The binary operation of a group is associative and cancellative. Both these properties are inherited to subsets; in particular, any subset of the group closed under the multiplication is a cancellative semigroup.

There are then two reverse questions:

• Given a cancellative semigroup, can it be embedded as a subset of a group, with the same multiplication?
• Given a cancellative monoid, can it be embedded as a subset of a group, with the same multiplication and the same identity element?

Let's try to see some examples where we can do this. Here are two examples:

• Consider the monoid of nonnegative integers under addition. This monoid can be embedded in the group of all integers under addition. Moreover, the group of integers is the smallest group containing this monoid
• Consider the monoid of nonzero integers under multiplication. This monoid can be embedded in the group of all nonzero rational numbers under multiplication. Moreover, the group of rational numbers is the smallest group containing this monoid.
Try to give a general construction that starts with a cancellative monoid, and constructs a group containing it. If you cannot do this, find a construction that works for a particular class of cancellative monoids.

## More about the shape of groups

### Subgroups: small and large

Here's another reason why $\R_\infty$ cannot be a group.

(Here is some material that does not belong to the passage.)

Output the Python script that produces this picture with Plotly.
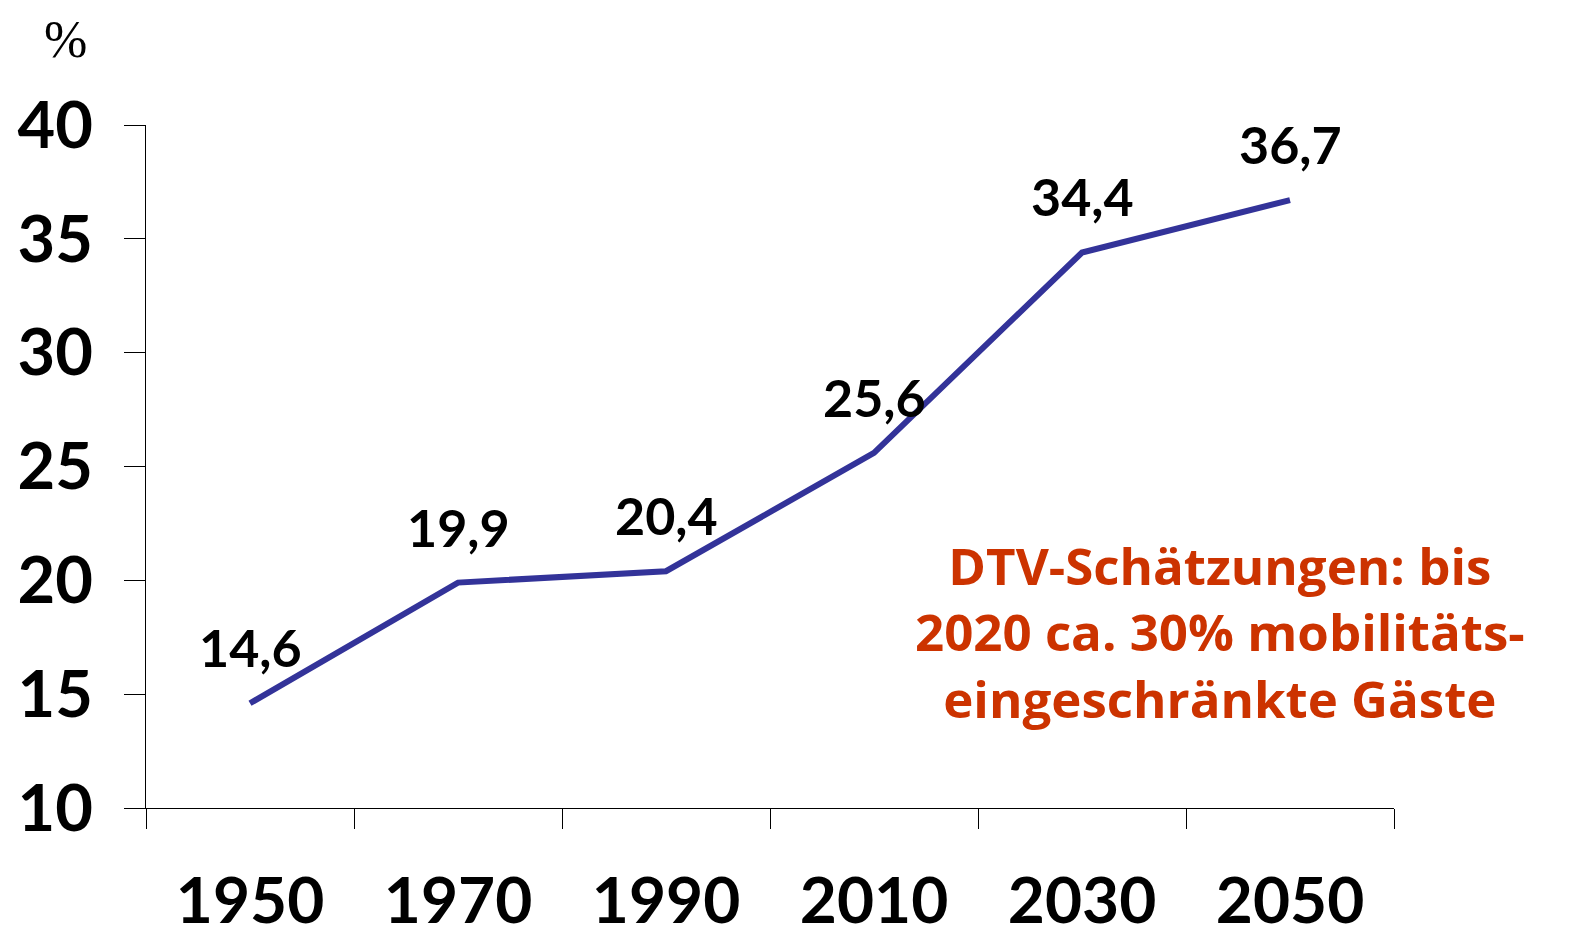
import plotly.graph_objects as go

years = ["1950", "1970", "1990", "2010", "2030", "2050"]
values = [14.6, 19.9, 20.4, 25.6, 34.4, 36.7]
value_labels = ["14,6", "19,9", "20,4", "25,6", "34,4", "36,7"]
y_ticks = [10, 15, 20, 25, 30, 35, 40]
note_text = "DTV-Schätzungen: bis<br>2020 ca. 30% mobilitäts-<br>eingeschränkte Gäste"
unit_text = "%"

LABEL_FONT = "Lato, 'Noto Sans', 'DejaVu Sans', sans-serif"

fig = go.Figure()
fig.add_trace(go.Scatter(
    x=years, y=values, mode="lines",
    line=dict(color="#333399", width=6),
    hoverinfo="skip", showlegend=False,
))

for i, (yv, lab) in enumerate(zip(values, value_labels)):
    fig.add_annotation(x=i, y=yv, text=f"<b>{lab}</b>", showarrow=False,
                       xanchor="center", yanchor="middle",
                       yshift=56, font=dict(family=LABEL_FONT, size=52, color="#000000"))

fig.add_annotation(xref="paper", yref="paper", x=0.8606, y=0.2577,
                   text=f"<b>{note_text}</b>", showarrow=False, align="center",
                   xanchor="center", yanchor="middle",
                   font=dict(family="'Open Sans', sans-serif", size=51, color="#CC3300"))

fig.add_annotation(xref="paper", yref="paper", x=-0.0649, y=(800 - 32) / 683,
                   text=unit_text, showarrow=False, xanchor="center", yanchor="middle",
                   font=dict(family="'Liberation Serif', serif", size=52, color="#000000"))

fig.update_layout(
    width=1568, height=928,
    margin=dict(l=138, r=182, t=117, b=128, autoexpand=False),
    paper_bgcolor="white", plot_bgcolor="white",
    xaxis=dict(
        type="category", showline=True, linecolor="#000000", linewidth=1,
        ticks="outside", ticklen=20, tickcolor="#000000", tickwidth=1,
        tickson="boundaries", showgrid=False, zeroline=False, automargin=False,
        tickfont=dict(family=LABEL_FONT, size=64, color="#000000", weight="bold"),
        range=[-0.5, 5.5], ticklabelstandoff=37,
    ),
    yaxis=dict(
        range=[10, 40], tickvals=y_ticks, showline=True, linecolor="#000000",
        linewidth=1, ticks="outside", ticklen=21, tickcolor="#000000",
        showgrid=False, zeroline=False, ticklabelstandoff=18, automargin=False,
        tickfont=dict(family=LABEL_FONT, size=65, color="#000000", weight="bold"),
    ),
)

fig.write_html("out.html")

If it were, it would have a subgroup, $\R^*$ (the nonzero reals) which misses only two points. This is a very huge subgroup.

Can there exist an infinite group with a subgroup whose set-theoretic complement has size one? Can there exist an infinite group with a subgroup whose set-theoretic complement has size two? Can there exist an infinite group with a proper subgroup whose set-theoretic complement has finite size?

What can we say about the size of a proper subgroup in terms of the size of the whole group? Can we argue that its complement is at least as large as the subgroup itself? Can we say more?